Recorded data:
* * *
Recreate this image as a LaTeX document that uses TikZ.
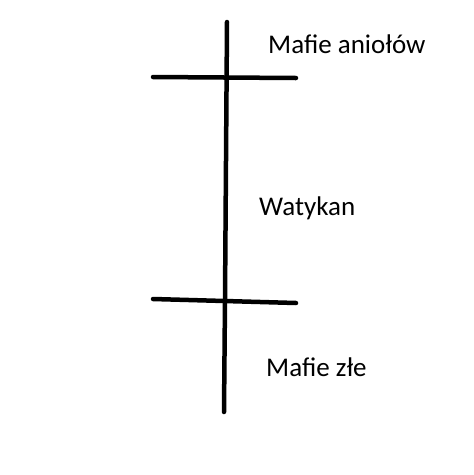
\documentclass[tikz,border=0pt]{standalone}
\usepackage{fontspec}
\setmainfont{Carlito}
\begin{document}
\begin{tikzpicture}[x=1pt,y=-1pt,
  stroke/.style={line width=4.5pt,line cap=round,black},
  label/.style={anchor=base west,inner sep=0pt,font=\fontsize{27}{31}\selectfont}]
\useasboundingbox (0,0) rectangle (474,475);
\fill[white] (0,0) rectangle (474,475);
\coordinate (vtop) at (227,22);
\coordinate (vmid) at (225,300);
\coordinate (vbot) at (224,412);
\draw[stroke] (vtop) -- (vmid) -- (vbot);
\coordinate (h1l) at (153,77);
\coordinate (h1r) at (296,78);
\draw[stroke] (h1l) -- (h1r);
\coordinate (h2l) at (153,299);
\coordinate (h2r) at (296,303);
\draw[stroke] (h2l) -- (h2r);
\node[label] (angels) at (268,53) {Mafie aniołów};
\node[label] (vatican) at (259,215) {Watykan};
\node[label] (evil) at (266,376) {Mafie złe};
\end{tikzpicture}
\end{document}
* * *
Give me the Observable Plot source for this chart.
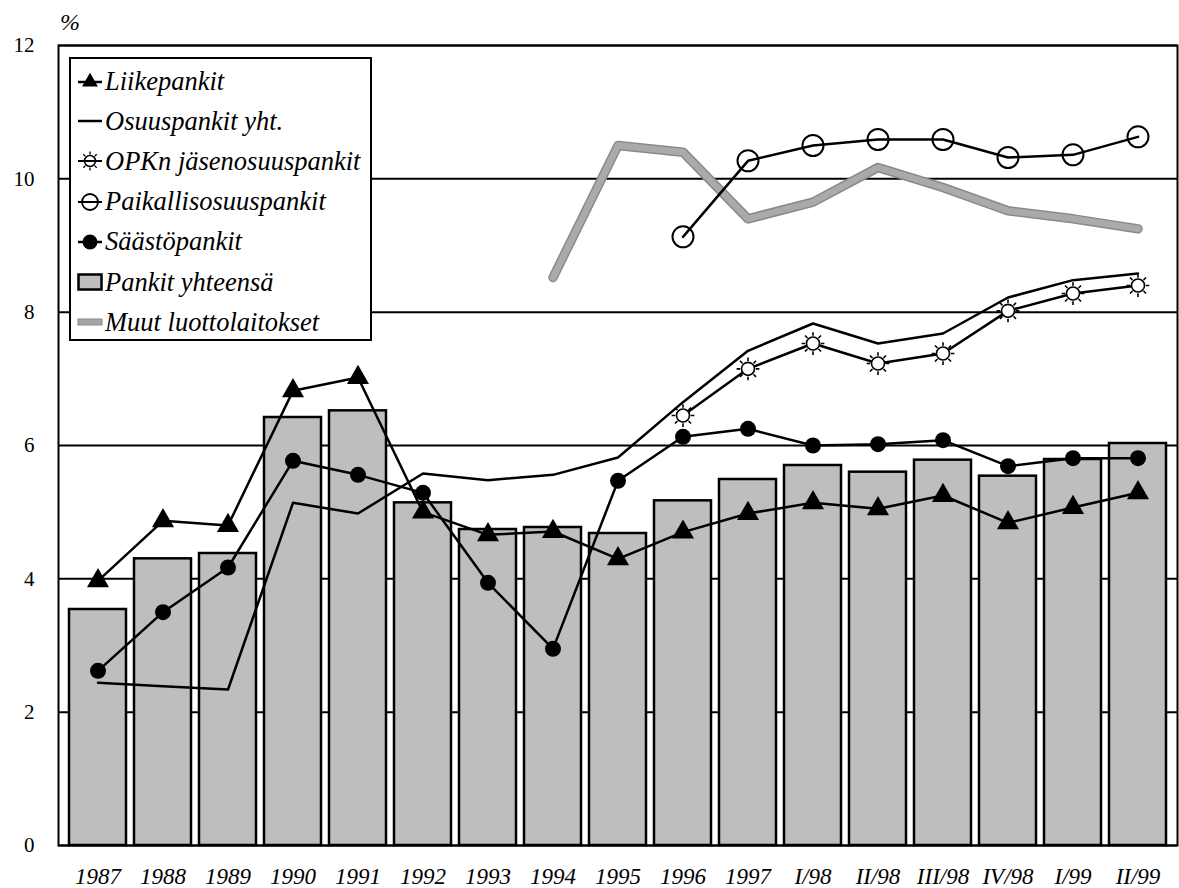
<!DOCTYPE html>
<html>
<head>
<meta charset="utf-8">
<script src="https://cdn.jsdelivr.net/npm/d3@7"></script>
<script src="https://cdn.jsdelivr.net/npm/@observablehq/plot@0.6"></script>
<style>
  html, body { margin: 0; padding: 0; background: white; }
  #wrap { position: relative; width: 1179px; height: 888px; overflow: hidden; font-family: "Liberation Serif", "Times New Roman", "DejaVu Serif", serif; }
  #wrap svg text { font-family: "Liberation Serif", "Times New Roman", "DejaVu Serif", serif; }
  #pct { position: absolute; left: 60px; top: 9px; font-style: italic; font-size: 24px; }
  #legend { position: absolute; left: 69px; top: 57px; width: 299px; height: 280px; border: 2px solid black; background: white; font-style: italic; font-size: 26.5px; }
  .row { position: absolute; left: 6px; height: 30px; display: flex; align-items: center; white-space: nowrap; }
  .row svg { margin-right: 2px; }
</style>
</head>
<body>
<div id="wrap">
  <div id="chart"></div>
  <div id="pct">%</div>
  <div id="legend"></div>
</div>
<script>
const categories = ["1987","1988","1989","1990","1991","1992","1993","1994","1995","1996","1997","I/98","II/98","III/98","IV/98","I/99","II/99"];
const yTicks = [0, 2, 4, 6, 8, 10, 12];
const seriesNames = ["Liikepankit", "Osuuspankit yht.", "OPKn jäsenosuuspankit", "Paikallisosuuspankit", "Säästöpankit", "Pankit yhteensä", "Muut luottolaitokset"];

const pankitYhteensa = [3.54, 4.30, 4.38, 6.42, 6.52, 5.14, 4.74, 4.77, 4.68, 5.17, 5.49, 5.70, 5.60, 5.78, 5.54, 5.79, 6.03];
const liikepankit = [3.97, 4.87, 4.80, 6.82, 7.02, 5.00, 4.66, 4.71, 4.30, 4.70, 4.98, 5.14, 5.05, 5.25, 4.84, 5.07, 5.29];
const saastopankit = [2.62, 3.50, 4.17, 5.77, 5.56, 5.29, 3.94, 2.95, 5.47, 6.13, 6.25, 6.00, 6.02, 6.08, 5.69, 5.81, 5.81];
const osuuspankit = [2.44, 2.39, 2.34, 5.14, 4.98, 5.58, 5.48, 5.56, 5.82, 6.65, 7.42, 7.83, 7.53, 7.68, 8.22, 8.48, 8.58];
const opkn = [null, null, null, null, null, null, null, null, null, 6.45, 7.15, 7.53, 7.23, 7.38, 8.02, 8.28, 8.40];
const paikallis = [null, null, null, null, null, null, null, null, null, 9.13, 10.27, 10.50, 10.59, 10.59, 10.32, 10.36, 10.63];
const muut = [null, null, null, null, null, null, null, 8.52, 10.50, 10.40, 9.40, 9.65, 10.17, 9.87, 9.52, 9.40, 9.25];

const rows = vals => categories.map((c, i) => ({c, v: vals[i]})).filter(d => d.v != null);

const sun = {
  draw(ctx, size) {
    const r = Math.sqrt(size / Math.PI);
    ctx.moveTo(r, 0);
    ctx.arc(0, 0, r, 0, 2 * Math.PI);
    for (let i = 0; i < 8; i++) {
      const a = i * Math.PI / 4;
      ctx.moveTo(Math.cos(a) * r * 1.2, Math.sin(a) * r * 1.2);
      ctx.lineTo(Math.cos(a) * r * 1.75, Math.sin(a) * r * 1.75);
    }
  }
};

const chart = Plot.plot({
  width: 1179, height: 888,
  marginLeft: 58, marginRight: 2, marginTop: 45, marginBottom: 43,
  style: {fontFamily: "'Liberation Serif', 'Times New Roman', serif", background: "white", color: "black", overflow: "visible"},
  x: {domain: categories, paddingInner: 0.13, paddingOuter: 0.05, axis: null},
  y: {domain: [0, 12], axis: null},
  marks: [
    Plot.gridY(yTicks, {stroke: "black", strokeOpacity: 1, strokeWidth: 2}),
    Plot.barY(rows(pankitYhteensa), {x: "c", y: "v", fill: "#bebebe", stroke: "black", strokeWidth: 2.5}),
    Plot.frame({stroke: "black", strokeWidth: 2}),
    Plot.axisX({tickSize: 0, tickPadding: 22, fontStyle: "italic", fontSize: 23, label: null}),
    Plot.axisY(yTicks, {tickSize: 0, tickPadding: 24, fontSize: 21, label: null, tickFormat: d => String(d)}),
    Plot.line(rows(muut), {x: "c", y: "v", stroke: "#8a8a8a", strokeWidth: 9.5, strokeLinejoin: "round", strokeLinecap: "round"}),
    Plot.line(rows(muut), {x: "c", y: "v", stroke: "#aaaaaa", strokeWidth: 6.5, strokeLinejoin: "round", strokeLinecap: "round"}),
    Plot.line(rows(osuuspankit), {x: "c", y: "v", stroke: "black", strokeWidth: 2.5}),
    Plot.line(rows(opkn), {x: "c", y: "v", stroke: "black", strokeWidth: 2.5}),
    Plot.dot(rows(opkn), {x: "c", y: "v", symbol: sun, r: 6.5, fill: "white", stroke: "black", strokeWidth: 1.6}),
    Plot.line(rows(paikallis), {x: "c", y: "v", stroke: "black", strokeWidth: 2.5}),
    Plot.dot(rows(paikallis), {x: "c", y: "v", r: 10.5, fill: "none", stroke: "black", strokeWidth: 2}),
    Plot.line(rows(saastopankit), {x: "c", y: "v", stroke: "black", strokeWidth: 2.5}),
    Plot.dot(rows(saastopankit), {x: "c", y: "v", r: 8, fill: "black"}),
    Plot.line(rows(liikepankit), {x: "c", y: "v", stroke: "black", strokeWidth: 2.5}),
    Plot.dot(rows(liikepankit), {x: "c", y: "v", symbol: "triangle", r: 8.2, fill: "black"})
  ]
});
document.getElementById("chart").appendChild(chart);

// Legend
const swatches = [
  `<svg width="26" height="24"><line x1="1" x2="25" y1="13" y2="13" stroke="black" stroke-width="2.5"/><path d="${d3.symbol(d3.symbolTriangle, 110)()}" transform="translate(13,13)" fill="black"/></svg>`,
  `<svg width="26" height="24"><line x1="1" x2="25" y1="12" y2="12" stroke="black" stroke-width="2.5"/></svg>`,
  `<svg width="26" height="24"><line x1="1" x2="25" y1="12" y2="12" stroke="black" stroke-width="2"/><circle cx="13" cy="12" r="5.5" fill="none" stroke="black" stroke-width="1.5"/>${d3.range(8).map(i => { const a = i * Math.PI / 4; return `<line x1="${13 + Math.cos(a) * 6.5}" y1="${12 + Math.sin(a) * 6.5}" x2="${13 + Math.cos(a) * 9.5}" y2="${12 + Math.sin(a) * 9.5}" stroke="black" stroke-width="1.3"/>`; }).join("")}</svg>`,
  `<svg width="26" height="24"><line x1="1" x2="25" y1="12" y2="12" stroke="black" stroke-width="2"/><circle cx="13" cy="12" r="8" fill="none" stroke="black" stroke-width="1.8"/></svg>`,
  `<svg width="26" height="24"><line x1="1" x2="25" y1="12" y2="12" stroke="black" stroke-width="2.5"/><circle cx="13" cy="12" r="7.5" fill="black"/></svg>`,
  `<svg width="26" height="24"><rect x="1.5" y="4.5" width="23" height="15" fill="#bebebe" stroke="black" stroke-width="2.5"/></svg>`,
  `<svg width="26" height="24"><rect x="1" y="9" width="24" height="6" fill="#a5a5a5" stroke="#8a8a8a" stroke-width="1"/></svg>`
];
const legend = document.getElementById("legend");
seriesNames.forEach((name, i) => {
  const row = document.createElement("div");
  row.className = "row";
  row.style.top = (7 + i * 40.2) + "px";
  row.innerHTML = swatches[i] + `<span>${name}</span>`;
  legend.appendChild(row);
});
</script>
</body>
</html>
* * *
• **Instructions for the task**: Reproduce every line of the listing above in which the string "this" appears.

• **Problem solution**:
Recreate this image as a LaTeX document that uses TikZ.
Give me the Observable Plot source for this chart.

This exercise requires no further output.